Producer Prices Falling
Spain’s industrial Price Index fell 0.2% in December when compared with December 2007. The activities that most influenced the fall were the manufacture of coke and refined petroleum products (-21.6%), metallurgy (-4.5%) and the chemical industry (–2.6%).
Consumer goods fell o.2% month on month (-0.1% for durable consumer goods and -0.2% for non-durable consumer goods), while intermediate goods fell 1.7% on the month and -8.1% for energy 8.1%. Capital goods prices remained unchanged between November and December. The interannual rate of Industrial prices decreases 0.2%
Consumer Inflation Drops Sharply, So Have We Now Hit Deflation?
Spanish consumer price inflation dropped far faster than expected in January, hitting a record low. The Spanish EU-harmonised annual inflation fell to 0.8 percent year-on-year in January, according to the INE flash estimate, its lowest level in records stretching back a decade, and well below the consensus forecast of 1.2 percent. This was a fall from a 1.5% percent annual rate in December. Inflation in the countries that use the euro dropped to 1.1 percent in January, according to preliminary estimates from the Eurostat statistics office. This number is also quite a drop, and took many analysts by surprise.
Questioned by journalists on the dramatic nature of the fall, Spain's Economy Secretary David Vegara said he felt disinflation would continue in the first half of this year but he did not think it would not turn into outright deflation.
But arguably he is, again, well behind the curve, since if we look at the index chart below, which shows the actual evolution of prices month by month, we can see that the general index has been dropping since the summer, while the core index, without energy, food, alchohol and tobacco, has been stationary for four months now, that is prices have not risen, and is almost certainly about to drop. Thus, in just the same way as I was arguing on this blog that the long cycle had peaked and Spain was recession bound from the sumer of 2007, I am now arguing that we have already effectively entering deflation at this point in time. We have enetered, but when will we leave.....

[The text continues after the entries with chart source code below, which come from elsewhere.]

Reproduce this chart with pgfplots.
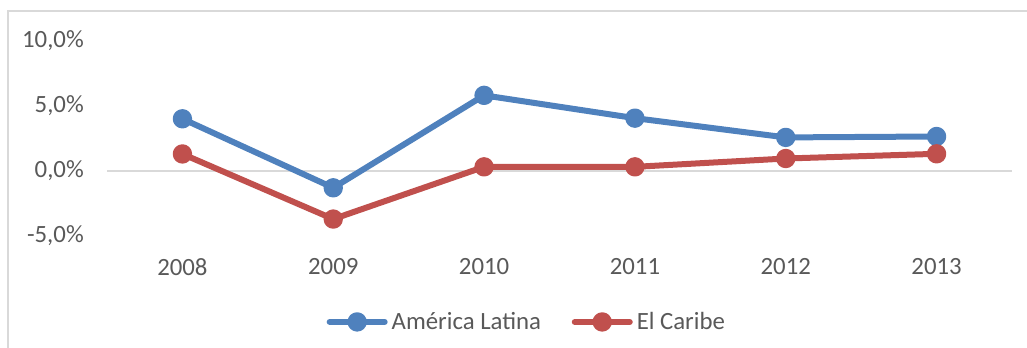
\documentclass[border=0pt]{standalone}
\usepackage{fontspec}
\setmainfont{Carlito}
\usepackage{pgfplots}
\pgfplotsset{compat=1.18}
\definecolor{blueS}{HTML}{4F81BD}
\definecolor{redS}{HTML}{C0504D}
\definecolor{txt}{HTML}{595959}
\definecolor{gridc}{HTML}{D9D9D9}
\begin{document}
\begin{tikzpicture}
\path[use as bounding box] (0,0) rectangle (770.25pt,261pt);
\draw[gridc, line width=1.1pt] (6pt,0) -- (6pt,252.75pt) -- (770.25pt,252.75pt);
\begin{axis}[
 at={(80.25pt,84pt)}, anchor=south west,
 scale only axis, width=678.75pt, height=146.5pt,
 xmin=-0.5, xmax=5.5, ymin=-5, ymax=10,
 axis line style={draw=none}, major tick length=0pt,
 xtick={0,...,5}, xticklabels={2008,2009,2010,2011,2012,2013},
 ytick={-5,0,5,10}, yticklabels={{-5,0\%},{0,0\%},{5,0\%},{10,0\%}},
 extra y ticks={0}, extra y tick labels={}, extra y tick style={grid=major},
 major grid style={gridc, line width=1.1pt},
 tick label style={font=\fontsize{18.6}{22}\selectfont, text=txt},
 xticklabel style={anchor=center, yshift=-23.25pt, inner sep=0pt},
 yticklabel style={anchor=east, xshift=-17.25pt, inner sep=0pt},
 clip=false,
 legend columns=2,
 legend style={at={(0.465,-0.44)}, anchor=center, draw=none, fill=none,
   font=\fontsize{18.6}{22}\selectfont, text=txt,
   /tikz/every even column/.append style={column sep=20pt},
   nodes={inner xsep=3pt}},
 legend cell align=left,
 legend image code/.code={\draw[mark repeat=2,mark phase=2,line cap=round,#1] plot coordinates {(0pt,0pt) (20.6pt,0pt) (41.25pt,0pt)};},
 every axis plot/.append style={line width=4.5pt, line join=round, mark=*, mark size=5pt, mark options={solid, line width=0.5pt}},
]
\addplot[blueS, mark options={fill=blueS}] coordinates {(0,4.0) (1,-1.3) (2,5.8) (3,4.05) (4,2.57) (5,2.64)};
\addlegendentry{América Latina}
\addplot[redS, mark options={fill=redS}] coordinates {(0,1.3) (1,-3.7) (2,0.31) (3,0.31) (4,0.95) (5,1.31)};
\addlegendentry{El Caribe}
\end{axis}
\end{tikzpicture}
\end{document}
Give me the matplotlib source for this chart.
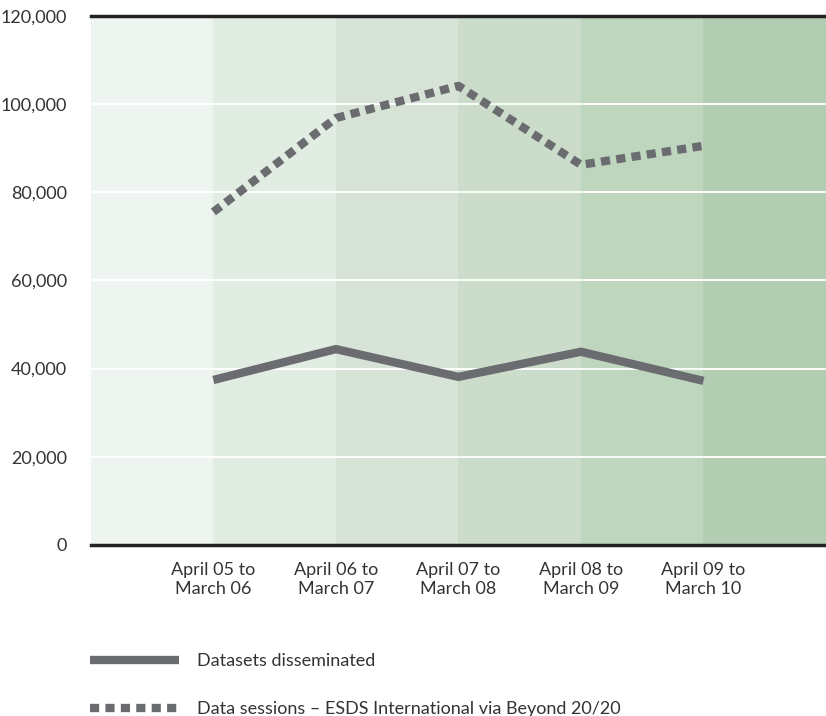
import numpy as np
import matplotlib.pyplot as plt
from matplotlib.ticker import FuncFormatter

plt.rcParams['font.family'] = ['Lato', 'DejaVu Sans']

periods = ["April 05 to\nMarch 06", "April 06 to\nMarch 07", "April 07 to\nMarch 08",
           "April 08 to\nMarch 09", "April 09 to\nMarch 10"]
datasets = [37400, 44400, 38100, 43800, 37200]
sessions = [75500, 96800, 104100, 86200, 90500]
yticks = [0, 20000, 40000, 60000, 80000, 100000, 120000]

band_colors = ['#eef5f0', '#e1ece2', '#d6e3d6', '#cbddca', '#bed5be', '#b2cdb2']
line_color = '#6b6c70'
text_color = '#333333'

fig = plt.figure(figsize=(8.26, 7.16), dpi=100)
ax = fig.add_axes([0.110, 0.239, 0.890, 0.739])

x = np.arange(1, len(periods) + 1)
for i, c in enumerate(band_colors):
    ax.axvspan(i, i + 1, color=c, lw=0, zorder=0)

for y in yticks[1:-1]:
    ax.axhline(y, color='white', lw=1.3, zorder=1)

ax.plot(x, datasets, color=line_color, lw=6, solid_joinstyle='miter',
        solid_capstyle='butt', zorder=3, label='Datasets disseminated')
ax.plot(x, sessions, color=line_color, lw=6, dashes=(1.1, 0.75),
        dash_capstyle='butt', zorder=3,
        label='Data sessions \u2013 ESDS International via Beyond 20/20')

ax.set_xlim(0, 6)
ax.set_ylim(0, 120000)
ax.set_xticks(x)
ax.set_xticklabels(periods, linespacing=1.3)
ax.set_yticks(yticks)
ax.yaxis.set_major_formatter(FuncFormatter(lambda v, p: f"{int(v):,}"))
ax.tick_params(length=0, labelsize=13, labelcolor=text_color)
ax.tick_params(axis='y', pad=17)
ax.tick_params(axis='x', pad=12)

for s in ['left', 'right']:
    ax.spines[s].set_visible(False)
for s in ['top', 'bottom']:
    ax.spines[s].set_linewidth(2.5)
    ax.spines[s].set_color('#222222')

leg = ax.legend(loc='upper left', bbox_to_anchor=(-0.001, -0.205), frameon=False,
                handlelength=4.9, handletextpad=1.0, labelspacing=1.75,
                fontsize=13, borderaxespad=0, borderpad=0)
for t in leg.get_texts():
    t.set_color(text_color)

fig.savefig('out.png', dpi=100)
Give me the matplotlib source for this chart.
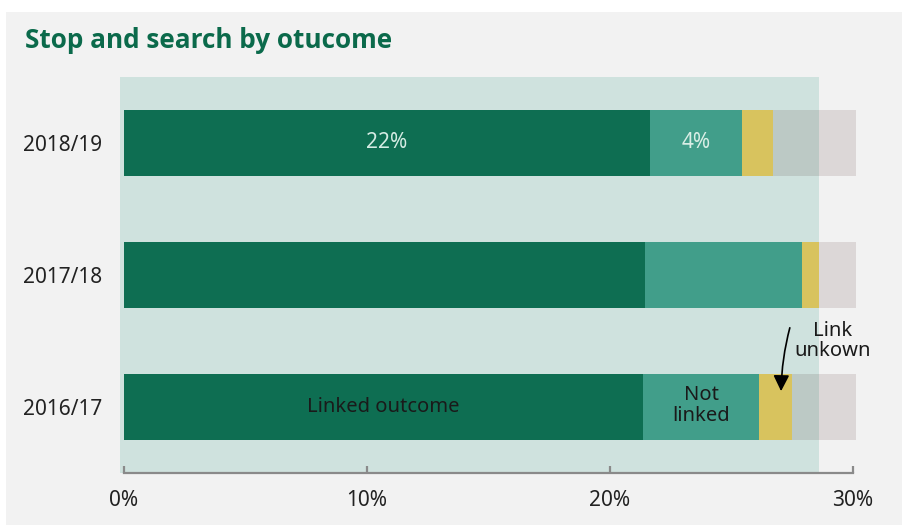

When Vergara was asked about whether falling inflation would make it more likely that the European Central Bank would cut rates at its meeting next week, he replied: "We are convinced the ECB will take all available data into consideration and act accordingly." But the point is, if we are entering deflation here, and looking at the rate of contraction in the economy, which I am forecasting will be in the region of 5% of GDP this year, we certainly are. And Spanish deflation is likely to be much deeper than anything Japan has experienced, due to the severity of the contraction, which means that what we should be talking about is not simply a half point, or three quarter point, trimming in the ECB repo rate, what we should be asking for is the immediate introduction of Quantitative Easing, but Spains leaders are a long, long way from accepting this reality, and when they do finally accept it it will, unfortunately be too late to find any kind of rapid exit strategy. The issue is expectations. Spanish people still have inflationary expectations, but this will turn, and expectations will change to the anticipation of price decreases, postponement of consumption, and when we do reach this point it will be the devils own work to get them out of that pit.